» Exercise instructions:
Restate the whole listing word for word. Pictures are left out.

» Given material:
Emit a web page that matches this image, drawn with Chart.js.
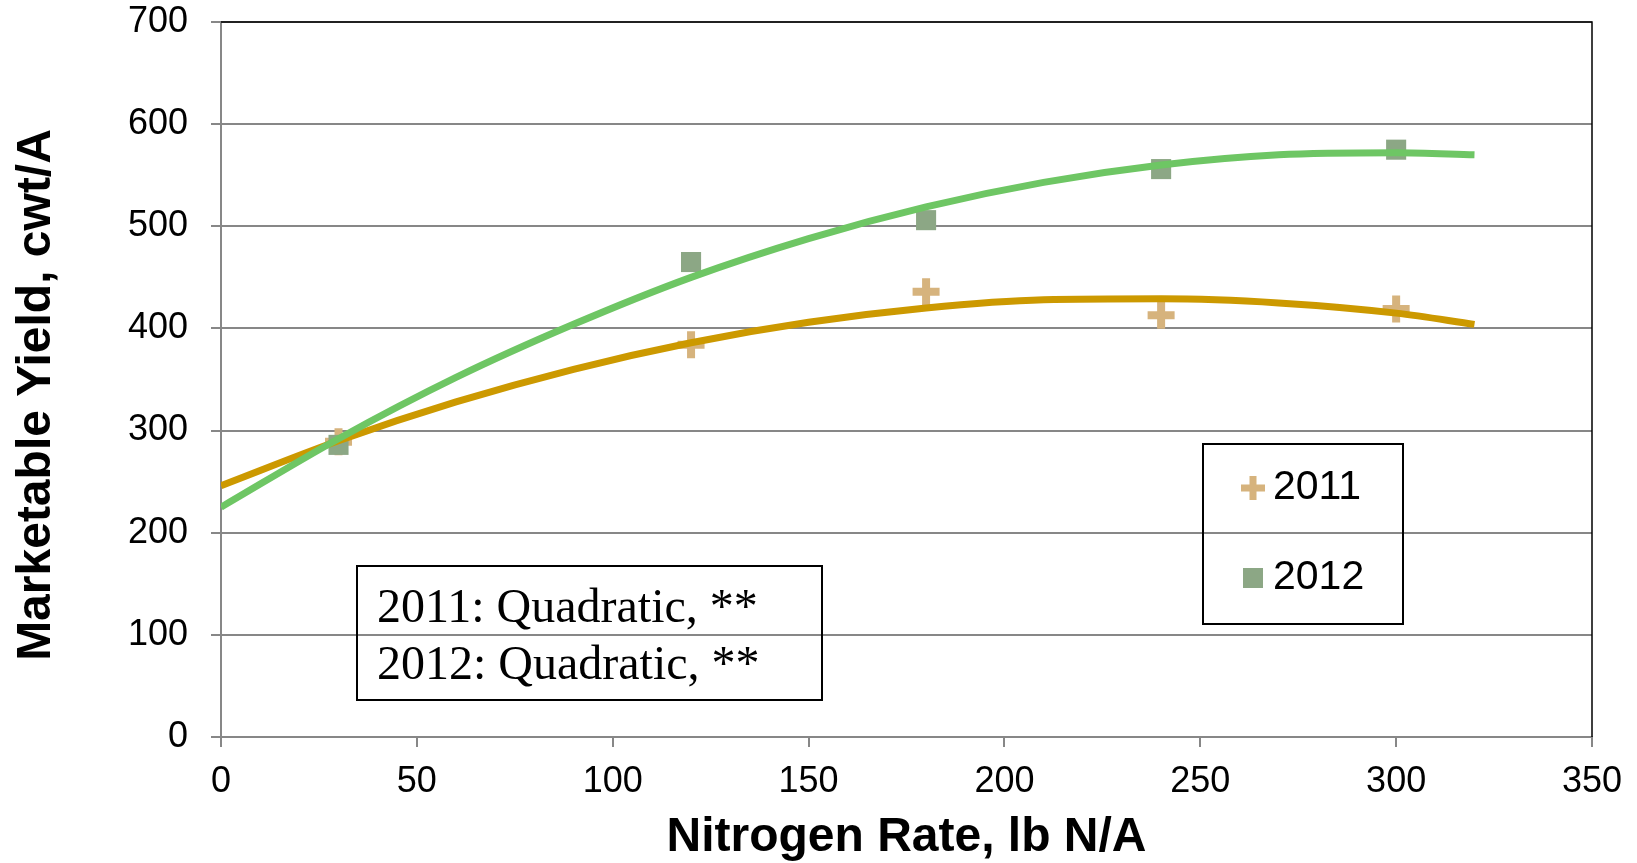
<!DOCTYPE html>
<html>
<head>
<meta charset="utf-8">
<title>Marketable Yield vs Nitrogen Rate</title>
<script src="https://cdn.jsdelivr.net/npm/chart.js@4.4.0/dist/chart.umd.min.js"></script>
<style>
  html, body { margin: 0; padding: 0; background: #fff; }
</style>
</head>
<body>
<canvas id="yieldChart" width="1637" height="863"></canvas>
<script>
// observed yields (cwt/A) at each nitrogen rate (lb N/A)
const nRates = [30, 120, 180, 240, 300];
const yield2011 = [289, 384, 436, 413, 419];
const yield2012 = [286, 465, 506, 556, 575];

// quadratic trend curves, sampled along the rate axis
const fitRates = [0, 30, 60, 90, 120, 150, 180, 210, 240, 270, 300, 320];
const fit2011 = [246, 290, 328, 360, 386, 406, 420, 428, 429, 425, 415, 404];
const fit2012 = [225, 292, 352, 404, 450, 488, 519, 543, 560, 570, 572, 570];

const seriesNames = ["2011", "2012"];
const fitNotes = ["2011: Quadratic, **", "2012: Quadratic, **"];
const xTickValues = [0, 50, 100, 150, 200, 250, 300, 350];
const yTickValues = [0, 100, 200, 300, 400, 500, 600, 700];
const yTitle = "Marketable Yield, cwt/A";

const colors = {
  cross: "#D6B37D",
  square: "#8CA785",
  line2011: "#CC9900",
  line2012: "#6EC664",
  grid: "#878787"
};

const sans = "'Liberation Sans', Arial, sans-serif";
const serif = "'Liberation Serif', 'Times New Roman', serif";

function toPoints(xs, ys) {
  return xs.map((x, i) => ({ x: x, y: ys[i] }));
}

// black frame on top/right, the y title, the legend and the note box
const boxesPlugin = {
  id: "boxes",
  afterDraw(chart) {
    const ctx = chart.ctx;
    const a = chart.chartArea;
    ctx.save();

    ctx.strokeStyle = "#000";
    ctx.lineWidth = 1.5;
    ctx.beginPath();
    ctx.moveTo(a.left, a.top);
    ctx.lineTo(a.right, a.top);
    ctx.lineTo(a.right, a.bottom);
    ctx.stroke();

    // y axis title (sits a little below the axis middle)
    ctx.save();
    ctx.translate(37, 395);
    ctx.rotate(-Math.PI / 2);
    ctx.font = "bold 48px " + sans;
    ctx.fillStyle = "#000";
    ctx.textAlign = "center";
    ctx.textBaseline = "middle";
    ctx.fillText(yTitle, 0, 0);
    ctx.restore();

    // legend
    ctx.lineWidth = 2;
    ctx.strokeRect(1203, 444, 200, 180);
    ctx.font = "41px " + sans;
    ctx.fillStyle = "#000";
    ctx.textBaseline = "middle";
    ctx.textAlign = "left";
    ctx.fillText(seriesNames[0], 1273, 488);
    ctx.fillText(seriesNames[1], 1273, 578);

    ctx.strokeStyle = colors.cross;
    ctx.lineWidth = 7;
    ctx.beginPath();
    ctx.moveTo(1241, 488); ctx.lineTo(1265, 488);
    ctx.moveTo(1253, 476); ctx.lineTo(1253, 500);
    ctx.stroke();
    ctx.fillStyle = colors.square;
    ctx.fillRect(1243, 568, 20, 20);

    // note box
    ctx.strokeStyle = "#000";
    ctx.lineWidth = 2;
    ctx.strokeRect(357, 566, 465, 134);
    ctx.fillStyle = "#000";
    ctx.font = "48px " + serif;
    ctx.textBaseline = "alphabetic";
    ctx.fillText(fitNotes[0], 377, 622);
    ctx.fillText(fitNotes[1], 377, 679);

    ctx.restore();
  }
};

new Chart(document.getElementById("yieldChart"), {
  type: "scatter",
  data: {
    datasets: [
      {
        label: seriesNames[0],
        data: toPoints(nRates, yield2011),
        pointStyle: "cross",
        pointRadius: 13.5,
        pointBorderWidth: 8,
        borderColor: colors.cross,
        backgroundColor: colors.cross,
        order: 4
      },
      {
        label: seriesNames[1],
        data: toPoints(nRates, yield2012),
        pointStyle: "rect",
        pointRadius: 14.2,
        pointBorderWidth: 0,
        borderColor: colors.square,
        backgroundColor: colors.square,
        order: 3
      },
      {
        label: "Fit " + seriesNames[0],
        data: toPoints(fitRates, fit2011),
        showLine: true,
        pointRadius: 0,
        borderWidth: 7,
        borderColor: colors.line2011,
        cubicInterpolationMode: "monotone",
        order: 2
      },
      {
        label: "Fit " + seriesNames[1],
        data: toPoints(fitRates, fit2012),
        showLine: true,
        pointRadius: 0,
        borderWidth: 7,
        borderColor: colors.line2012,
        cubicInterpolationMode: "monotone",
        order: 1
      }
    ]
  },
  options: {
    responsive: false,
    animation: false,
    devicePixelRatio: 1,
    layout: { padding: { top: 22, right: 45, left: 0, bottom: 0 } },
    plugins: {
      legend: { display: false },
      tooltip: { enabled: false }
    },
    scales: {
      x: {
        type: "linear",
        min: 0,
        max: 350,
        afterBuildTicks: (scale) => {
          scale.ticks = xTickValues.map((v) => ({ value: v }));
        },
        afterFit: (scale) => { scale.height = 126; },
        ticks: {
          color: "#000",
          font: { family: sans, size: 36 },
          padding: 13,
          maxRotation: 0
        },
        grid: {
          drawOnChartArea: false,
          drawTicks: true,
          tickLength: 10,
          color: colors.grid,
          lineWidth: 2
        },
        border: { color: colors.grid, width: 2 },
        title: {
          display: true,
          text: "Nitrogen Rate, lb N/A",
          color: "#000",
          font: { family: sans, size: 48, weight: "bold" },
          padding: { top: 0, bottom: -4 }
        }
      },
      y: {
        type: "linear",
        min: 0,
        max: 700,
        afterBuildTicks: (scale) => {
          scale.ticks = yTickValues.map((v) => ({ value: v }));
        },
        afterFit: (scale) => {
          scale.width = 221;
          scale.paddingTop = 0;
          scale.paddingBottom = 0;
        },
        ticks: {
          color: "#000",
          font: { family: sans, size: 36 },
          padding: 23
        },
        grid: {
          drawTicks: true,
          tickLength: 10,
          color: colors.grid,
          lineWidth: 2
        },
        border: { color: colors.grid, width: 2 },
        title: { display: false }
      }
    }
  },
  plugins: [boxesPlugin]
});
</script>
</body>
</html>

» Task solution:
Emit a web page that matches this image, drawn with Chart.js.
<!DOCTYPE html>
<html>
<head>
<meta charset="utf-8">
<title>Marketable Yield vs Nitrogen Rate</title>
<script src="https://cdn.jsdelivr.net/npm/chart.js@4.4.0/dist/chart.umd.min.js"></script>
<style>
  html, body { margin: 0; padding: 0; background: #fff; }
</style>
</head>
<body>
<canvas id="yieldChart" width="1637" height="863"></canvas>
<script>
// observed yields (cwt/A) at each nitrogen rate (lb N/A)
const nRates = [30, 120, 180, 240, 300];
const yield2011 = [289, 384, 436, 413, 419];
const yield2012 = [286, 465, 506, 556, 575];

// quadratic trend curves, sampled along the rate axis
const fitRates = [0, 30, 60, 90, 120, 150, 180, 210, 240, 270, 300, 320];
const fit2011 = [246, 290, 328, 360, 386, 406, 420, 428, 429, 425, 415, 404];
const fit2012 = [225, 292, 352, 404, 450, 488, 519, 543, 560, 570, 572, 570];

const seriesNames = ["2011", "2012"];
const fitNotes = ["2011: Quadratic, **", "2012: Quadratic, **"];
const xTickValues = [0, 50, 100, 150, 200, 250, 300, 350];
const yTickValues = [0, 100, 200, 300, 400, 500, 600, 700];
const yTitle = "Marketable Yield, cwt/A";

const colors = {
  cross: "#D6B37D",
  square: "#8CA785",
  line2011: "#CC9900",
  line2012: "#6EC664",
  grid: "#878787"
};

const sans = "'Liberation Sans', Arial, sans-serif";
const serif = "'Liberation Serif', 'Times New Roman', serif";

function toPoints(xs, ys) {
  return xs.map((x, i) => ({ x: x, y: ys[i] }));
}

// black frame on top/right, the y title, the legend and the note box
const boxesPlugin = {
  id: "boxes",
  afterDraw(chart) {
    const ctx = chart.ctx;
    const a = chart.chartArea;
    ctx.save();

    ctx.strokeStyle = "#000";
    ctx.lineWidth = 1.5;
    ctx.beginPath();
    ctx.moveTo(a.left, a.top);
    ctx.lineTo(a.right, a.top);
    ctx.lineTo(a.right, a.bottom);
    ctx.stroke();

    // y axis title (sits a little below the axis middle)
    ctx.save();
    ctx.translate(37, 395);
    ctx.rotate(-Math.PI / 2);
    ctx.font = "bold 48px " + sans;
    ctx.fillStyle = "#000";
    ctx.textAlign = "center";
    ctx.textBaseline = "middle";
    ctx.fillText(yTitle, 0, 0);
    ctx.restore();

    // legend
    ctx.lineWidth = 2;
    ctx.strokeRect(1203, 444, 200, 180);
    ctx.font = "41px " + sans;
    ctx.fillStyle = "#000";
    ctx.textBaseline = "middle";
    ctx.textAlign = "left";
    ctx.fillText(seriesNames[0], 1273, 488);
    ctx.fillText(seriesNames[1], 1273, 578);

    ctx.strokeStyle = colors.cross;
    ctx.lineWidth = 7;
    ctx.beginPath();
    ctx.moveTo(1241, 488); ctx.lineTo(1265, 488);
    ctx.moveTo(1253, 476); ctx.lineTo(1253, 500);
    ctx.stroke();
    ctx.fillStyle = colors.square;
    ctx.fillRect(1243, 568, 20, 20);

    // note box
    ctx.strokeStyle = "#000";
    ctx.lineWidth = 2;
    ctx.strokeRect(357, 566, 465, 134);
    ctx.fillStyle = "#000";
    ctx.font = "48px " + serif;
    ctx.textBaseline = "alphabetic";
    ctx.fillText(fitNotes[0], 377, 622);
    ctx.fillText(fitNotes[1], 377, 679);

    ctx.restore();
  }
};

new Chart(document.getElementById("yieldChart"), {
  type: "scatter",
  data: {
    datasets: [
      {
        label: seriesNames[0],
        data: toPoints(nRates, yield2011),
        pointStyle: "cross",
        pointRadius: 13.5,
        pointBorderWidth: 8,
        borderColor: colors.cross,
        backgroundColor: colors.cross,
        order: 4
      },
      {
        label: seriesNames[1],
        data: toPoints(nRates, yield2012),
        pointStyle: "rect",
        pointRadius: 14.2,
        pointBorderWidth: 0,
        borderColor: colors.square,
        backgroundColor: colors.square,
        order: 3
      },
      {
        label: "Fit " + seriesNames[0],
        data: toPoints(fitRates, fit2011),
        showLine: true,
        pointRadius: 0,
        borderWidth: 7,
        borderColor: colors.line2011,
        cubicInterpolationMode: "monotone",
        order: 2
      },
      {
        label: "Fit " + seriesNames[1],
        data: toPoints(fitRates, fit2012),
        showLine: true,
        pointRadius: 0,
        borderWidth: 7,
        borderColor: colors.line2012,
        cubicInterpolationMode: "monotone",
        order: 1
      }
    ]
  },
  options: {
    responsive: false,
    animation: false,
    devicePixelRatio: 1,
    layout: { padding: { top: 22, right: 45, left: 0, bottom: 0 } },
    plugins: {
      legend: { display: false },
      tooltip: { enabled: false }
    },
    scales: {
      x: {
        type: "linear",
        min: 0,
        max: 350,
        afterBuildTicks: (scale) => {
          scale.ticks = xTickValues.map((v) => ({ value: v }));
        },
        afterFit: (scale) => { scale.height = 126; },
        ticks: {
          color: "#000",
          font: { family: sans, size: 36 },
          padding: 13,
          maxRotation: 0
        },
        grid: {
          drawOnChartArea: false,
          drawTicks: true,
          tickLength: 10,
          color: colors.grid,
          lineWidth: 2
        },
        border: { color: colors.grid, width: 2 },
        title: {
          display: true,
          text: "Nitrogen Rate, lb N/A",
          color: "#000",
          font: { family: sans, size: 48, weight: "bold" },
          padding: { top: 0, bottom: -4 }
        }
      },
      y: {
        type: "linear",
        min: 0,
        max: 700,
        afterBuildTicks: (scale) => {
          scale.ticks = yTickValues.map((v) => ({ value: v }));
        },
        afterFit: (scale) => {
          scale.width = 221;
          scale.paddingTop = 0;
          scale.paddingBottom = 0;
        },
        ticks: {
          color: "#000",
          font: { family: sans, size: 36 },
          padding: 23
        },
        grid: {
          drawTicks: true,
          tickLength: 10,
          color: colors.grid,
          lineWidth: 2
        },
        border: { color: colors.grid, width: 2 },
        title: { display: false }
      }
    }
  },
  plugins: [boxesPlugin]
});
</script>
</body>
</html>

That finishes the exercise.